The visit is the latest of his many trips to the region since he took office two years ago, all part of his outreach to Papuans, 70 percent of whom voted for him during the presidential election.
The new airport has extended the list of infrastructure programs that his administration has initiated in the region. The government is also finalizing a plan to set up a special body that will be given authority to integrate infrastructure and development programs in Papua.
But questions remain as to whether Papuans have been entirely won over by his efforts. The region continues to face security challenges with frequent shootings conducted by armed civilian groups or members of the security forces.

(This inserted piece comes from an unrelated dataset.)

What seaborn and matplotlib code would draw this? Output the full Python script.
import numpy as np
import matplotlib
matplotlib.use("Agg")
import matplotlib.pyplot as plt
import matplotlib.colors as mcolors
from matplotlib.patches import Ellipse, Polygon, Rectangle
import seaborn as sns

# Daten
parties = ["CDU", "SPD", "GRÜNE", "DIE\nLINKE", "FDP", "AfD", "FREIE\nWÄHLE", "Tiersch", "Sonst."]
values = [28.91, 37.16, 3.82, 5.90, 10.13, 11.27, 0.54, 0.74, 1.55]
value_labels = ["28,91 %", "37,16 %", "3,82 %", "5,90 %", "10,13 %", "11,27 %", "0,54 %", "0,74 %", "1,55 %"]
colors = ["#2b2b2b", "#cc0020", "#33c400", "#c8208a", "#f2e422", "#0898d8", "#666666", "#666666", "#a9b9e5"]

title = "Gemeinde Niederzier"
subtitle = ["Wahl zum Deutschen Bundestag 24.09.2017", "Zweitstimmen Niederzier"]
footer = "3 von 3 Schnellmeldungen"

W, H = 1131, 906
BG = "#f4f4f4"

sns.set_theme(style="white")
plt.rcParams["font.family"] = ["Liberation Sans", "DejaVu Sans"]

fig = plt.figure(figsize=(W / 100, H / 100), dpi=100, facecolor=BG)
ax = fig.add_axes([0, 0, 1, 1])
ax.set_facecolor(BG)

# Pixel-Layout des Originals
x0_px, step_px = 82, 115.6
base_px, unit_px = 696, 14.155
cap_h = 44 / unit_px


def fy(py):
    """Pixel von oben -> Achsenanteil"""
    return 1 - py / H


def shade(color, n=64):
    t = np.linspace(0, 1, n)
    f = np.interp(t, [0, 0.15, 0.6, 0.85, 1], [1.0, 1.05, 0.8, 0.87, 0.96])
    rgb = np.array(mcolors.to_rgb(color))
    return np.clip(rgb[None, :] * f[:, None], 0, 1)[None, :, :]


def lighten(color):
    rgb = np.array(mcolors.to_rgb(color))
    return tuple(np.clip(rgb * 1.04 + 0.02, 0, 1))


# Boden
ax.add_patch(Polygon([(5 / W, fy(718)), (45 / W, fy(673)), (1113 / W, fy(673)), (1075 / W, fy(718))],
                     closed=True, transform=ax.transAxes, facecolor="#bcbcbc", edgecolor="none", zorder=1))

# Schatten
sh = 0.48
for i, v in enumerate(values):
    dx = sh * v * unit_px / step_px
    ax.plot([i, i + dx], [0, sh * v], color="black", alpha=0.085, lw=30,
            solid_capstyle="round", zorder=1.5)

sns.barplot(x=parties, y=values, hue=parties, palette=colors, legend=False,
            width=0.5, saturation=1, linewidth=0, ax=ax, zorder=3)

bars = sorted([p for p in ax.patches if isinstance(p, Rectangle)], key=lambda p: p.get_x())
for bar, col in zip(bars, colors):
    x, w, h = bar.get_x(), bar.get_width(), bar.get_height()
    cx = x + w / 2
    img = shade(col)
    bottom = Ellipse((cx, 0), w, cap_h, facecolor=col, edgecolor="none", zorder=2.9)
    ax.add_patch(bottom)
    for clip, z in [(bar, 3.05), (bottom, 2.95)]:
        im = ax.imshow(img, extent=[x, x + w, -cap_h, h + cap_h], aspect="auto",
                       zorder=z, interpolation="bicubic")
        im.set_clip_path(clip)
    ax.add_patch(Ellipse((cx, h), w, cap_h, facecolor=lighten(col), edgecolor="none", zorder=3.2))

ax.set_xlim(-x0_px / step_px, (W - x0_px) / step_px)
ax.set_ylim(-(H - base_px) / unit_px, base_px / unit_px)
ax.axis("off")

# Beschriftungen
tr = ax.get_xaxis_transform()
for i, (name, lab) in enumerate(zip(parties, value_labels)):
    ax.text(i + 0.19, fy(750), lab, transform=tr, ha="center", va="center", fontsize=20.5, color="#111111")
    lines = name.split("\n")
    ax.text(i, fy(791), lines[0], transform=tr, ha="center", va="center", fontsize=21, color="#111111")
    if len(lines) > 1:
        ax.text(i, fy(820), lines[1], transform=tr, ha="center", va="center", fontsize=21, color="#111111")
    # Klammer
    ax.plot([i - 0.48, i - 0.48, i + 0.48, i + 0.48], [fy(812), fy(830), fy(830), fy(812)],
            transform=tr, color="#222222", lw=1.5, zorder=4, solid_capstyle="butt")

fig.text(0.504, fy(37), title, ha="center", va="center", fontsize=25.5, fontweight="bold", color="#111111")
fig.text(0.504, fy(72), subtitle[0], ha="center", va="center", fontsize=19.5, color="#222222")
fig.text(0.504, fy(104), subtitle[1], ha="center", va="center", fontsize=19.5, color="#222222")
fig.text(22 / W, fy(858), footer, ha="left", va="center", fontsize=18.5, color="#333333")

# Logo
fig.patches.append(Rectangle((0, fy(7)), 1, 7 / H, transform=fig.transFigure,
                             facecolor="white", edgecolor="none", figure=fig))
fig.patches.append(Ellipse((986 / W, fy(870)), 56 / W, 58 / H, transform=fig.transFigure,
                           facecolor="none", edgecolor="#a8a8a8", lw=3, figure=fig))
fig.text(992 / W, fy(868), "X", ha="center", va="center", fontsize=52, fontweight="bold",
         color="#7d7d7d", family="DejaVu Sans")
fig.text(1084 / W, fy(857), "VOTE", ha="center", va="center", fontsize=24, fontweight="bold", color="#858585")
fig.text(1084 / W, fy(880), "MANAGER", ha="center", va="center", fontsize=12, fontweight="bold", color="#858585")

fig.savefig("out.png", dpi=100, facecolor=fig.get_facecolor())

A recent study by the Indonesian Institute of Sciences (LIPI) found that Jokowi’s infrastructure programs have failed to garner support from Papuans because of their lingering and deep-rooted distrust of the central government.
Violations of freedom of expression for Papuans, human rights activists say, have continued to occur in recent years. Indeed, Papua Police chief Insp. Gen. Paulus Waterpaw has issued a non-legally binding maklumat (announcement), to remind protesters of the consequences of exercising their freedom to voice their opinions if they involve calls for independence.
Students who join such protests will receive a criminal record on their police clearance letters (SKCK), which will hamper them in getting jobs in the future. “I am well aware that all people have rights. But keep in mind that they also have obligations. One of them is to maintain the unity [of Indonesia],” Paulus said.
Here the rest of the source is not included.